With the question of a happy ending out of the way, Tanne’s script invests itself more in Michelle’s psychology—including her tightly wound sense of propriety, rooted in her efforts to fit in at institutions (Princeton, high-powered law firms) where she’s one of few black women in attendance. Worried about how their relationship might look to others, Sumpter plays Michelle with her guard up, often deflecting Barack’s attempts to flirt with terse dialogue. Sumpter’s performance may be a little stilted at times, though it speaks to the character she’s playing. Michelle is saddled with heroic amounts of exposition, laying out her life story, and her hopes and fears, while learning more about Barack’s past. But Sumpter sells Michelle’s deeper emotions beautifully through her loving lionization of her family and upbringing, and her simmering resentment over her tenuous status at the firm.
If Southside With You is a love story, its job is to get audiences to fall for Obama: Tanne films his subject with all the subtlety of a campaign ad, bathing him in heavenly light or putting him in dramatic silhouette. Sawyers is not exactly a dead ringer for the president, but he’s close enough, and Tanne does the rest with his camera to make the physical resemblance nigh-uncanny. As a result, there’s a spookiness to Sawyers’ performance, which carefully treads the line between acting and mimicry.
The young Obama’s voice and diction are particularly dead-on when he’s in a political mode, especially in what comes closest to the film’s set piece: Barack talking at a community meeting at a local church in the South Side of Chicago. That meeting was the ostensible reason for his and Michelle’s date, a non-romantic excuse for them to intermingle outside of the office (he springs the Spike Lee movie, and the ice cream, on her later). It’s also the moment for Tanne to have the most fun with the odd premise of his film, forsehadowing Obama’s effortless ability to connect with a crowd, even though this time it’s just a dozen people sitting in church pews.

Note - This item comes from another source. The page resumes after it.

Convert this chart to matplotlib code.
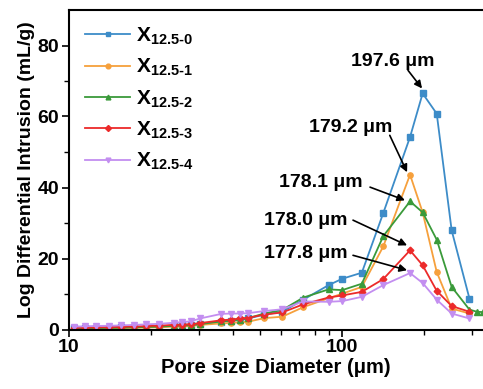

Fortunately, whenever Southside With You threatens to get too cute, it pulls back a little. When Michelle asks Barack if he’s thought about a career in politics, he replies “maybe,” with a shrug, taking another drag on his cigarette. For the most part, Tanne resists having his characters wink to the camera, relying instead on the power of Sawyers’ and Sumpter’s performances. In a tumultuous election year, Southside With You is a gentle, rose-tinted piece of political nostalgia—one that glances at the divisions in American society, but still casts a optimistic view toward whatever’s next.